China has a mix of older generation planes such as the J-7 and Q-5, and a top tier of modern 4th generation aircraft such as the J-10 and various FLANKER variants. In between this top tier and lower order are aircraft such as the J/H-7A and J-8, both still meaningfully effective in their respective roles. Analysts point to a reduction in the lower order types as the PLAAF modernizes. However, in the long-term, it may be Chinese policy to maintain a two tiered force, a lower end and a higher end force, not dissimlar to the F-35 / F-22, F-16 / F-15 combinations with the USAF.
In addition to equipment changes, PLAAF and PLANAF have stepped up their training. Flying hours have increased drastically with the newer aircraft. The result is already visible in cross-Straits encounters: previously, the ROCAF would rapidly intercept any PLAAF aircraft, and even boldly fly into Chinese airspace. In recent times its been noted that PLAAF pilots have increasingly gotten the better of their Taiwanese counterparts.
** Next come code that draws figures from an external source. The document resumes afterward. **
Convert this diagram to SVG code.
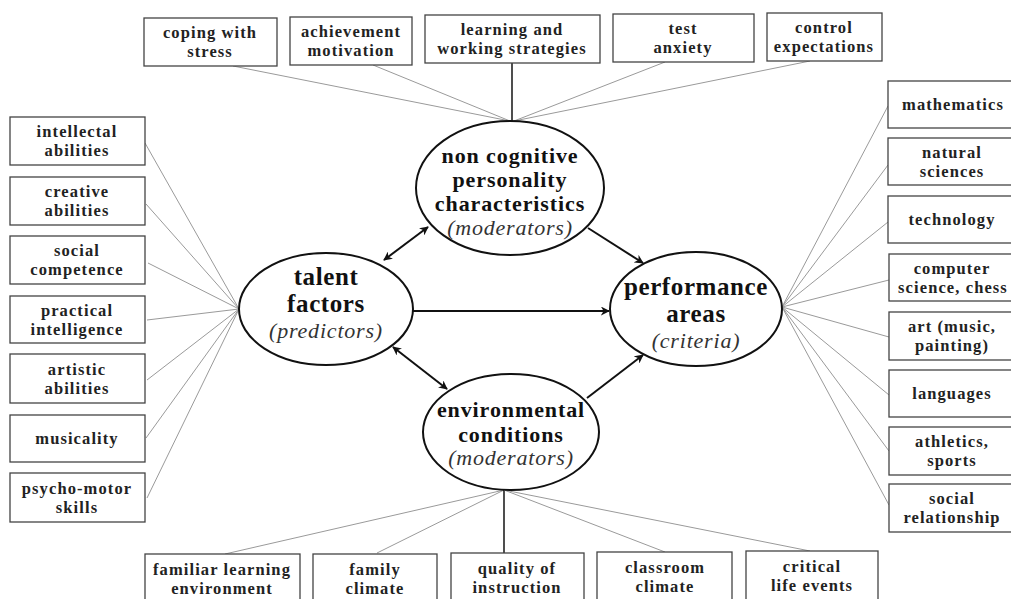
<svg xmlns="http://www.w3.org/2000/svg" width="1011" height="599" viewBox="0 0 1011 599">
<defs>
<marker id="ah" viewBox="0 0 10 10" refX="9" refY="5" markerWidth="9" markerHeight="9" markerUnits="userSpaceOnUse" orient="auto-start-reverse">
<path d="M0,0 L10,5 L0,10 L3,5 Z" fill="#111"/>
</marker>
<style>
.box{fill:#fff;stroke:#444;stroke-width:1.3}
.ell{fill:#fff;stroke:#111;stroke-width:2}
.t{font-family:"Liberation Serif","Times New Roman",serif;font-weight:bold;font-size:16.5px;letter-spacing:1.1px;fill:#222;text-anchor:middle}
.et{font-family:"Liberation Serif","Times New Roman",serif;font-weight:bold;font-size:22px;letter-spacing:0.9px;fill:#111;text-anchor:middle}
.big{font-size:25px;letter-spacing:0.6px}
.it{font-family:"Liberation Serif","Times New Roman",serif;font-style:italic;font-size:22px;letter-spacing:0.8px;fill:#333;text-anchor:middle}
.thin{stroke:#9a9a9a;stroke-width:1;fill:none}
.solid{stroke:#222;stroke-width:1.6;fill:none}
.arr{stroke:#111;stroke-width:2;fill:none;marker-end:url(#ah)}
.darr{stroke:#111;stroke-width:2;fill:none;marker-end:url(#ah);marker-start:url(#ah)}
</style>
</defs>
<rect width="1011" height="599" fill="#fff"/>

<g id="connectors">
<line class="thin" x1="233" y1="66" x2="510" y2="121"/>
<line class="thin" x1="373" y1="65" x2="510" y2="121"/>
<line class="solid" x1="512" y1="63" x2="512" y2="121"/>
<line class="thin" x1="665" y1="62" x2="514" y2="121"/>
<line class="thin" x1="810" y1="61" x2="514" y2="121"/>

<line class="thin" x1="145" y1="143" x2="239" y2="309"/>
<line class="thin" x1="146" y1="204" x2="239" y2="309"/>
<line class="thin" x1="148" y1="263" x2="239" y2="309"/>
<line class="thin" x1="147" y1="320" x2="239" y2="309"/>
<line class="thin" x1="147" y1="380" x2="239" y2="309"/>
<line class="thin" x1="146" y1="438" x2="239" y2="309"/>
<line class="thin" x1="147" y1="498" x2="239" y2="309"/>

<line class="thin" x1="888" y1="106" x2="782" y2="307"/>
<line class="thin" x1="888" y1="165" x2="782" y2="307"/>
<line class="thin" x1="888" y1="222" x2="782" y2="307"/>
<line class="thin" x1="889" y1="280" x2="782" y2="307"/>
<line class="thin" x1="889" y1="337" x2="782" y2="307"/>
<line class="thin" x1="889" y1="395" x2="782" y2="307"/>
<line class="thin" x1="889" y1="451" x2="782" y2="307"/>
<line class="thin" x1="889" y1="505" x2="782" y2="307"/>

<line class="thin" x1="225" y1="554" x2="504" y2="490"/>
<line class="thin" x1="377" y1="553" x2="504" y2="490"/>
<line class="solid" x1="504" y1="490" x2="504" y2="553"/>
<line class="thin" x1="665" y1="552" x2="504" y2="490"/>
<line class="thin" x1="810" y1="551" x2="504" y2="490"/>

<line class="darr" x1="384" y1="260" x2="428" y2="227"/>
<line class="arr" x1="588" y1="228" x2="643" y2="263"/>
<line class="arr" x1="413" y1="311" x2="609" y2="311"/>
<line class="darr" x1="393" y1="347" x2="447" y2="389"/>
<line class="arr" x1="587" y1="398" x2="643" y2="355"/>
</g>

<g id="n-coping"><rect class="box" x="144" y="18" width="133" height="48"/><text class="t" x="210" y="38">coping with</text><text class="t" x="210" y="57">stress</text></g>
<g id="n-achievement"><rect class="box" x="290" y="17" width="122" height="48"/><text class="t" x="351" y="37">achievement</text><text class="t" x="351" y="56">motivation</text></g>
<g id="n-learning"><rect class="box" x="425" y="15" width="175" height="48"/><text class="t" x="512" y="35">learning and</text><text class="t" x="512" y="54">working strategies</text></g>
<g id="n-test"><rect class="box" x="613" y="14" width="141" height="48"/><text class="t" x="683" y="34">test</text><text class="t" x="683" y="53">anxiety</text></g>
<g id="n-control"><rect class="box" x="767" y="13" width="115" height="48"/><text class="t" x="824" y="33">control</text><text class="t" x="824" y="52">expectations</text></g>

<g id="n-intellectal"><rect class="box" x="10" y="117" width="135" height="48"/><text class="t" x="77" y="137">intellectal</text><text class="t" x="77" y="156">abilities</text></g>
<g id="n-creative"><rect class="box" x="10" y="177" width="135" height="48"/><text class="t" x="77" y="197">creative</text><text class="t" x="77" y="216">abilities</text></g>
<g id="n-social"><rect class="box" x="10" y="236" width="135" height="48"/><text class="t" x="77" y="256">social</text><text class="t" x="77" y="275">competence</text></g>
<g id="n-practical"><rect class="box" x="10" y="296" width="135" height="47"/><text class="t" x="77" y="316">practical</text><text class="t" x="77" y="335">intelligence</text></g>
<g id="n-artistic"><rect class="box" x="10" y="354" width="135" height="49"/><text class="t" x="77" y="375">artistic</text><text class="t" x="77" y="394">abilities</text></g>
<g id="n-musicality"><rect class="box" x="10" y="415" width="135" height="47"/><text class="t" x="77" y="444">musicality</text></g>
<g id="n-psycho"><rect class="box" x="10" y="473" width="135" height="49"/><text class="t" x="77" y="494">psycho-motor</text><text class="t" x="77" y="513">skills</text></g>

<g id="n-math"><rect class="box" x="888" y="81" width="130" height="47"/><text class="t" x="953" y="110">mathematics</text></g>
<g id="n-natural"><rect class="box" x="888" y="138" width="130" height="47"/><text class="t" x="952" y="158">natural</text><text class="t" x="952" y="177">sciences</text></g>
<g id="n-technology"><rect class="box" x="888" y="196" width="130" height="47"/><text class="t" x="952" y="225">technology</text></g>
<g id="n-computer"><rect class="box" x="889" y="254" width="130" height="47"/><text class="t" x="952" y="274">computer</text><text class="t" x="953" y="293">science, chess</text></g>
<g id="n-art"><rect class="box" x="889" y="312" width="130" height="48"/><text class="t" x="952" y="332">art (music,</text><text class="t" x="952" y="351">painting)</text></g>
<g id="n-languages"><rect class="box" x="889" y="370" width="130" height="47"/><text class="t" x="952" y="399">languages</text></g>
<g id="n-athletics"><rect class="box" x="889" y="427" width="130" height="48"/><text class="t" x="952" y="447">athletics,</text><text class="t" x="952" y="466">sports</text></g>
<g id="n-socialrel"><rect class="box" x="889" y="484" width="130" height="48"/><text class="t" x="952" y="504">social</text><text class="t" x="952" y="523">relationship</text></g>

<g id="n-familiar"><rect class="box" x="145" y="554" width="155" height="50"/><text class="t" x="222" y="575">familiar learning</text><text class="t" x="222" y="594">environment</text></g>
<g id="n-family"><rect class="box" x="313" y="554" width="124" height="50"/><text class="t" x="375" y="575">family</text><text class="t" x="375" y="594">climate</text></g>
<g id="n-quality"><rect class="box" x="451" y="553" width="133" height="50"/><text class="t" x="517" y="574">quality of</text><text class="t" x="517" y="593">instruction</text></g>
<g id="n-classroom"><rect class="box" x="597" y="552" width="135" height="50"/><text class="t" x="665" y="573">classroom</text><text class="t" x="665" y="592">climate</text></g>
<g id="n-critical"><rect class="box" x="746" y="551" width="132" height="50"/><text class="t" x="812" y="572">critical</text><text class="t" x="812" y="591">life events</text></g>

<g id="n-noncog"><ellipse class="ell" cx="510" cy="188" rx="94" ry="67"/><text class="et" x="510" y="163">non cognitive</text><text class="et" x="510" y="187">personality</text><text class="et" x="510" y="211">characteristics</text><text class="it" x="510" y="235">(moderators)</text></g>
<g id="n-talent"><ellipse class="ell" cx="326" cy="309" rx="87" ry="56"/><text class="et big" x="326" y="285">talent</text><text class="et big" x="326" y="312">factors</text><text class="it" x="326" y="338">(predictors)</text></g>
<g id="n-performance"><ellipse class="ell" cx="696" cy="309" rx="86" ry="57"/><text class="et big" x="696" y="295">performance</text><text class="et big" x="696" y="322">areas</text><text class="it" x="696" y="348">(criteria)</text></g>
<g id="n-environmental"><ellipse class="ell" cx="511" cy="432" rx="88" ry="58"/><text class="et" x="511" y="417">environmental</text><text class="et" x="511" y="442">conditions</text><text class="it" x="511" y="465">(moderators)</text></g>
</svg>
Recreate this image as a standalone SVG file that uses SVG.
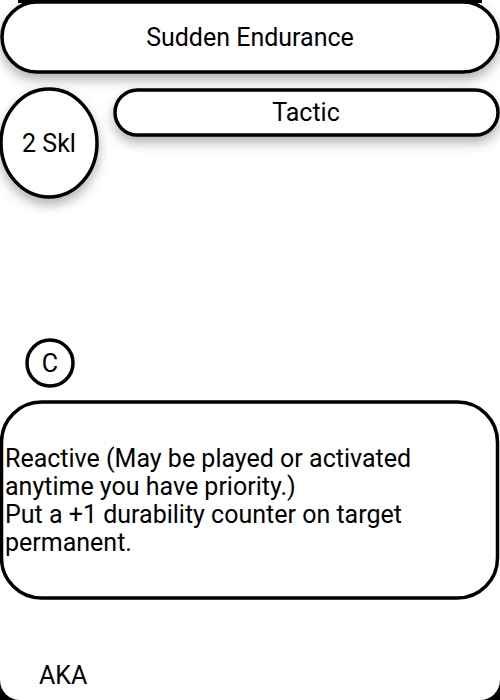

There are also indications that doctrinal norms have been shifting. For instance, China has now set up its own version of the Red Flag air exercises and is increasingly training with friendly air forces. They have also increased direct contacts with other air arms, increasingly sending and receiving cadres. The most noted increase has been with their historical ally Pakistan. Given the exposure and prowess of the PAF, a clear opportunity exists for the PLAAF to benefit; they can significantly reshape and reconstruct their doctrines and tactics.
Yet another important change has been the increasing sophistication in general Electronic Warfare (EW) and Electronic Intelligence (ELINT) capabities of bhte PLAAF and PLANAF. These assets allow the Chinese air arms to monitor a wide range of activities in the region and to carefully construct ECM and ECCM measures.
In terms of weaknesses, the PLAAF still remains bottlenecked by an inability to project power effectively beyond a couple of hundred miles of her airspace. This issue may take a while to rectify as it is dependent on large, strategic asset construction such as the Y-20. This can take until 2020 when any meaningful numbers could be procured for use in force multipliers such as AWACS and tankers. With J-20, J-31, and numerous other 5th generation aircraft projects in the pipeline, Chinese airpower is at a stage where underestimation of her capabilities could seriously cost her adversaries at the strategic and tactical levels. If estimates hold through of the development of modern turbofan engines, stealth and wide body strategic aircraft, and aircraft careers, by 2020, China may be able to effectively project airpower well beyond the second island chain. The PLAAF and PLANAF are clearly on their way to significant modernization and in becoming a peer airforce to the USAF. They have become the most important challenge against US domination of the Asia-Pacific region and will continue to expand at a pace that the US appears unable to match.